Anonymous wrote:When we talked to our principal she said that the kids with the highest COGAT scores from the school were rejected but some kids who were not in the pool with scores around 110 - 115 were accepted.
Anonymous wrote:This is the thing I find perplexing about all of it. Kids take a beginning of year math reasoning test. They also take iready. DRA is capped at one year above grade level, but it shouldn't be. As flawed as iready is, it pretty readily identifies kids who are far above grade level.
I'm the 11:21 PP, and my highly gifted child scored a 580 on iready math and a 610 on reading in 2nd grade, which are both well above grade level.
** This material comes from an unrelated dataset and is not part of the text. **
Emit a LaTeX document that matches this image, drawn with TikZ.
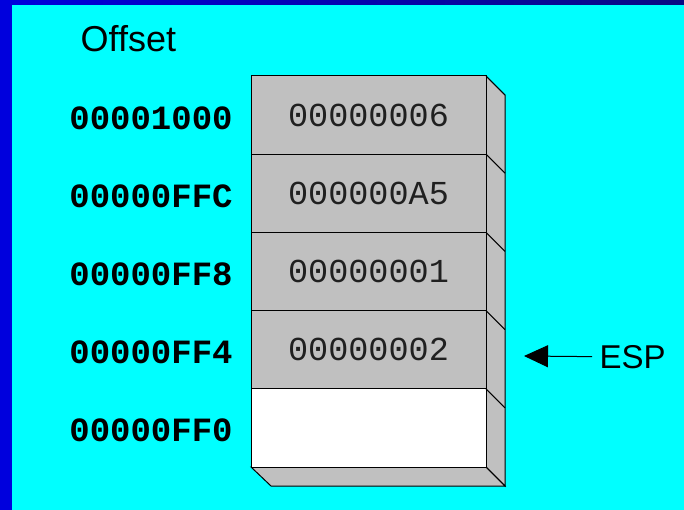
\documentclass[tikz,border=0pt]{standalone}
\usepackage{fontspec}
\setmainfont{Liberation Sans}
\newfontfamily\monofont{Liberation Mono}
\usetikzlibrary{arrows.meta}
\definecolor{bgcyan}{HTML}{00FFFF}
\definecolor{barblue}{HTML}{0000DD}
\definecolor{bardark}{HTML}{0A0A82}
\definecolor{cellgray}{HTML}{C0C0C0}
\definecolor{valtext}{HTML}{202020}
\tikzset{
  cell/.style={draw=black, line width=1pt, fill=cellgray, minimum width=235pt, minimum height=78.2pt, inner sep=0pt, outer sep=0pt,
    font=\monofont\fontsize{33.5}{40}\selectfont, text=valtext},
  emptycell/.style={cell, fill=white},
  addr/.style={font=\monofont\bfseries\fontsize{34}{40}\selectfont, inner sep=0pt},
  sidefill/.style={draw=black, line width=1pt, fill=cellgray, line join=miter},
  plain/.style={font=\fontsize{33}{38}\selectfont, inner sep=0pt}
}
\begin{document}
\begin{tikzpicture}[x=1pt,y=-1pt]
\useasboundingbox (0,0) rectangle (684,510);
\fill[bgcyan] (0,0) rectangle (684,510);
\shade[left color=barblue, right color=bardark] (0,0) rectangle (684,5);
\fill[barblue] (0,0) rectangle (12,510);

% side and bottom faces
\path[sidefill] (486,76) -- (505,95) -- (505,486) -- (486,467) -- cycle;
\path[sidefill] (251,467) -- (271,486) -- (505,486) -- (486,467) -- cycle;

% cells
\node[cell] (c1) at (368.5,115.1) {00000006};
\node[cell] (c2) at (368.5,193.3) {000000A5};
\node[cell] (c3) at (368.5,271.5) {00000001};
\node[cell] (c4) at (368.5,349.7) {00000002};
\node[emptycell] (c5) at (368.5,427.9) {};

% side diagonals at row boundaries
\foreach \n in {c1,c2,c3,c4,c5} {
  \draw[line width=1pt] (\n.south east) -- ++(19,19);
}
\draw[line width=1pt] (c1.north east) -- ++(19,19);

% addresses
\node[addr] (a1) at (151,118) {00001000};
\node[addr] (a2) at (151,196) {00000FFC};
\node[addr] (a3) at (151,274) {00000FF8};
\node[addr] (a4) at (151,352) {00000FF4};
\node[addr] (a5) at (151,430) {00000FF0};

% titles
\node[plain, anchor=base west, font=\fontsize{36}{42}\selectfont] (off) at (80.5,52) {Offset};
\node[plain, anchor=base west] (esp) at (599.5,368) {ESP};
\coordinate (tip) at (524,356);
\draw[line width=1pt, -{Triangle[length=24pt,width=22pt]}] ([xshift=-7.5pt]esp.west) -- (tip);
\end{tikzpicture}
\end{document}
He also had over 140 on both CogAT and WISC FSIQ. The teacher still gave a low GBRS. My high GBRS, more normal AAP kid has always scored at the high end of on-grade-level.
If your kid was rejected with a high FSIQ and/or CogAT, how advanced is your child? Does your child have maxed out DRA? High iready scores? Is your child doing things well above grade level? I can kind of understand rejecting kids with high test scores who are not advanced, but it's mindboggling to me to reject kids who are both very advanced and have high IQs.